Enquanto Descartes rejeitou os sentidos por completo, Locke preferiu fazer uma distinção entre qualidades primárias e qualidades secundárias nos objectos que encontramos na nossa experiência sensorial.
Uma qualidade primária é definida como sendo uma propriedade intrínseca do objecto, algo que é indisputável e que todos os observadores têm que concordar. Por exemplo, o peso e as dimensões de um objecto são qualidades primárias.
Em contraste, as qualidades secundárias referem-se a percepções pessoais que são externas ao objecto e que são de certa forma indiscritíveis e disputáveis, como seja a cor, o sabor, o cheiro, etc.

Para Locke, todos concordamos com as qualidades primárias mas não necessariamente com as secundárias. Isto significa que podemos construir conhecimento sobre as qualidades primárias dos objectos, mas não sobre as secundárias. De facto, podemos constatar que a Física moderna concorda com Locke: conhecemos leis que governam as propriedades físicas dos objectos, as quais são, de certa forma, as suas qualidades primárias. Isto é, só aquilo que é mensurável é que é passível de ser teorizado e testado.
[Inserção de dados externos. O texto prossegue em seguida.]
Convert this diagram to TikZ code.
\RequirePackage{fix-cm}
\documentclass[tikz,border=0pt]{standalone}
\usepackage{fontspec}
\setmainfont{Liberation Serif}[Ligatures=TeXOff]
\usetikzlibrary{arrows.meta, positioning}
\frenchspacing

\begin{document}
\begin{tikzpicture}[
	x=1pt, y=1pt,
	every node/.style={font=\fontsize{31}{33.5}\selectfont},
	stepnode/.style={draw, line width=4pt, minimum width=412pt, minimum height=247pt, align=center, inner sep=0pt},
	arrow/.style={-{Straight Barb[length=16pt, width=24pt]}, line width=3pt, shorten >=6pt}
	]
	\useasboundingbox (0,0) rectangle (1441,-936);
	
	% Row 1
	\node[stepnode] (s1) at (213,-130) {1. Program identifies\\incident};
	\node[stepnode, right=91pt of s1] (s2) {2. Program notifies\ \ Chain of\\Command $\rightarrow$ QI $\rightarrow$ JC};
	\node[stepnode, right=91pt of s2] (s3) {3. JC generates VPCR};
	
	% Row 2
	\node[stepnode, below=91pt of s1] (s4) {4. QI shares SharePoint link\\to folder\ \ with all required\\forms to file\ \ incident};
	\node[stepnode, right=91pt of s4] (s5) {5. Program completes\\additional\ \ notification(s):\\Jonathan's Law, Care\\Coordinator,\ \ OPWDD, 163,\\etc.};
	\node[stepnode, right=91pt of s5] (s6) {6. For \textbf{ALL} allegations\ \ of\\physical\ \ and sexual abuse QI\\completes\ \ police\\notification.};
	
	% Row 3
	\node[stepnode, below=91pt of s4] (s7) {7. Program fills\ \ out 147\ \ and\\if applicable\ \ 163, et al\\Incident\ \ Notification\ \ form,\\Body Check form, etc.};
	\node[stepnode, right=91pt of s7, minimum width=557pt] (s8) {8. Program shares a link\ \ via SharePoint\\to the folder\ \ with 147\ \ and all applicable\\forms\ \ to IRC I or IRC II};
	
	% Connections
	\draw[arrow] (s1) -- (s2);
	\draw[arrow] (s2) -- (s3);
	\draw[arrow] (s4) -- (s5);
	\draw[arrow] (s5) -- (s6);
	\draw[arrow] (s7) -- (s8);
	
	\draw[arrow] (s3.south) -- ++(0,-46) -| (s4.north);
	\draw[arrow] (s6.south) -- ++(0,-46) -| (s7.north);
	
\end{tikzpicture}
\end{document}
Parece fazer sentido? À partida sim, mas… Como é que estabelecemos que uma dada “qualidade” é primária?
Esta foi a questão colocada por George Berkeley (1685-1753). Os nossos falíveis sentidos são sempre necessários. Para pesarmos um objecto precisamos de usar os olhos para ver o que a balança nos indica. Como é que podemos confiar nos nossos olhos? Mesmo que existam qualidades primárias, o nosso acesso a elas é feito através de qualidades secundárias.
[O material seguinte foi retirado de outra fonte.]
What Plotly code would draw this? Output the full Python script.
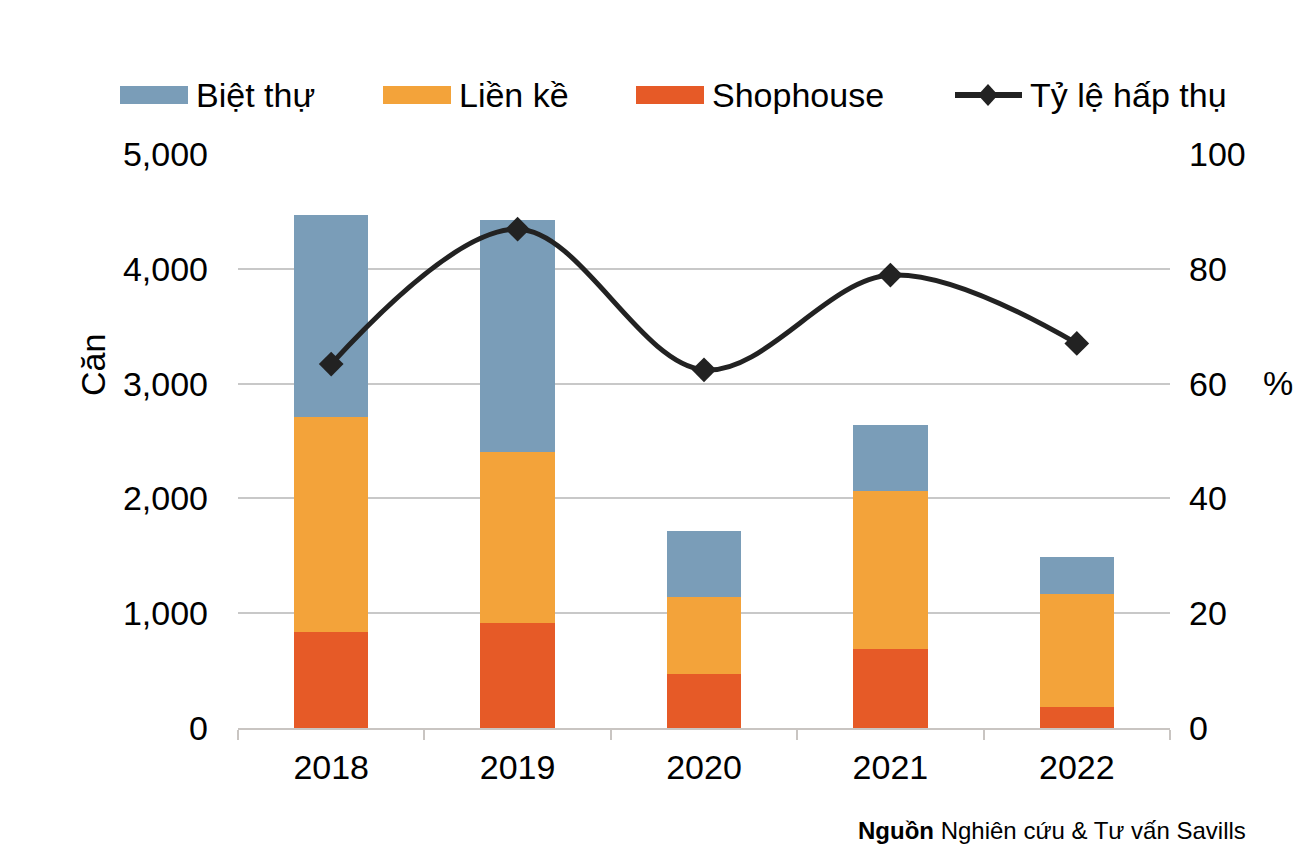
import plotly.graph_objects as go
from plotly.subplots import make_subplots

years = ["2018", "2019", "2020", "2021", "2022"]
shophouse = [840, 915, 470, 690, 185]
lien_ke = [1870, 1490, 670, 1375, 985]
biet_thu = [1760, 2020, 575, 575, 320]
ty_le = [63.4, 86.9, 62.4, 78.9, 67.0]

FONT = "Liberation Sans, Arial, sans-serif"
C_BT, C_LK, C_SH, C_LINE = "#7A9DB8", "#F3A33A", "#E65A27", "#222222"

# page offset (default body margin) and figure size
O = 8
W, H = 1304 - O, 855 - O
# plot area in screenshot pixels
L, R, T, B = 238, 1170, 154, 728
def px(x):
    return (x - L) / (R - L)
def py(y):
    return (B - y) / (B - T)

fig = make_subplots(specs=[[{"secondary_y": True}]])
fig.add_trace(go.Bar(x=years, y=shophouse, name="Shophouse", marker_color=C_SH,
                     marker_line_width=0), secondary_y=False)
fig.add_trace(go.Bar(x=years, y=lien_ke, name="Liền kề", marker_color=C_LK,
                     marker_line_width=0), secondary_y=False)
fig.add_trace(go.Bar(x=years, y=biet_thu, name="Biệt thự", marker_color=C_BT,
                     marker_line_width=0), secondary_y=False)
fig.add_trace(go.Scatter(x=years, y=ty_le, name="Tỷ lệ hấp thụ", mode="lines+markers",
                         line=dict(color=C_LINE, width=5, shape="spline", smoothing=1.0),
                         marker=dict(symbol="diamond", size=19, color=C_LINE)),
              secondary_y=True)

fig.update_layout(
    width=W, height=H,
    barmode="stack", bargap=0.6,
    plot_bgcolor="white", paper_bgcolor="white",
    margin=dict(l=L - O, r=W - (R - O), t=T - O, b=H - (B - O), autoexpand=False),
    font=dict(family=FONT, size=34, color="#000"),
    showlegend=False,
)
fig.update_xaxes(domain=[0, 1], showline=True, linecolor="#C9C5C2", linewidth=2,
                 ticks="outside", tickson="boundaries", ticklen=10, tickcolor="#C9C5C2",
                 tickwidth=2, tickfont=dict(size=34), showgrid=False,
                 ticklabelstandoff=8, automargin=False)
fig.update_yaxes(range=[0, 5000], tickvals=[0, 1000, 2000, 3000, 4000, 5000],
                 tickformat=",", showgrid=True, gridcolor="#C8C8C8", gridwidth=2,
                 zeroline=False, ticklabelstandoff=29, automargin=False,
                 secondary_y=False)
fig.update_yaxes(range=[0, 100], tickvals=[0, 20, 40, 60, 80, 100], showgrid=False,
                 zeroline=False, ticklabelstandoff=18, automargin=False,
                 secondary_y=True)

# axis titles
fig.add_annotation(text="Căn", xref="paper", yref="paper", x=px(93), y=py(365),
                   textangle=-90, showarrow=False, font=dict(size=34),
                   xanchor="center", yanchor="middle")
fig.add_annotation(text="%", xref="paper", yref="paper", x=px(1278), y=py(383),
                   showarrow=False, font=dict(size=34), xanchor="center", yanchor="middle")

# custom legend
LEG_Y = 95
for sx, color, label in [(120, C_BT, "Biệt thự"), (383, C_LK, "Liền kề"), (636, C_SH, "Shophouse")]:
    fig.add_shape(type="rect", xref="paper", yref="paper",
                  x0=px(sx), x1=px(sx + 68), y0=py(LEG_Y + 9), y1=py(LEG_Y - 9),
                  fillcolor=color, line_width=0)
    fig.add_annotation(text=label, xref="paper", yref="paper", x=px(sx + 74), y=py(LEG_Y),
                       showarrow=False, font=dict(size=34), xanchor="left", yanchor="middle")
fig.add_shape(type="line", xref="paper", yref="paper", x0=px(955), x1=px(1022),
              y0=py(LEG_Y), y1=py(LEG_Y), line=dict(color=C_LINE, width=6))
fig.add_shape(type="path", xref="paper", yref="paper",
              path=f"M {px(988)} {py(LEG_Y - 11)} L {px(998)} {py(LEG_Y)} "
                   f"L {px(988)} {py(LEG_Y + 11)} L {px(978)} {py(LEG_Y)} Z",
              fillcolor=C_LINE, line_width=0)
fig.add_annotation(text="Tỷ lệ hấp thụ", xref="paper", yref="paper", x=px(1028), y=py(LEG_Y),
                   showarrow=False, font=dict(size=34), xanchor="left", yanchor="middle")

fig.add_annotation(text="<b>Nguồn</b> Nghiên cứu & Tư vấn Savills", xref="paper", yref="paper",
                   x=px(1248), y=py(830), showarrow=False,
                   font=dict(size=24), xanchor="right", yanchor="middle")

fig.write_html("out.html")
Berkeley superou o cepticismo dos seus antecessores e avançou a hipótese de que tudo não passam de percepções. O questionar se algo existe transcende as nossas limitações, pelo que o existir só pode ser definido de acordo com a percepção: existir é ser percepcionado.

Berkeley foi ainda mais longe: algo só existe se for percepcionado.
Como homem de fé, para Berkeley, Deus era o observador fundamental, aquele que fazia com que tudo existisse através da sua percepção de tudo. O mundo material era uma suposição desnecessária para este filósofo. Tudo o que existia era a nossa mente, as nossas ideias e as nossas percepções.


Confesso que tenho alguma simpatia pelas ideias radicais de Berkeley, mas concordo mais com Locke (ainda que não com a tabula rasa). Mas, mais que isso, vejo a verdade científica como algo emergente de uma interacção social. Não creio que se possa reconhecer verdade num só indivíduo precisamente por causa das limitações apontadas por Berkeley. Não obstante, é claro que uma nova verdade pode partir inicialmente de um só indivíduo, que tem depois de convencer a comunidade científica de que não está a alucinar ou a cometer um erro empírico ou lógico. Por outras palavras, para mim o conhecimento tem que assentar numa combinação de empirismo, racionalismo e comunhão de ideias na comunidade científica.

“Se uma árvore cai numa floresta e se todos estão a usar iPods…”
Isto é uma referência à famosa frase incorrectamente atribuída a Berkeley, “Se uma árvore cai numa floresta e ninguém lá está para ouvir, será que a árvore fez barulho?”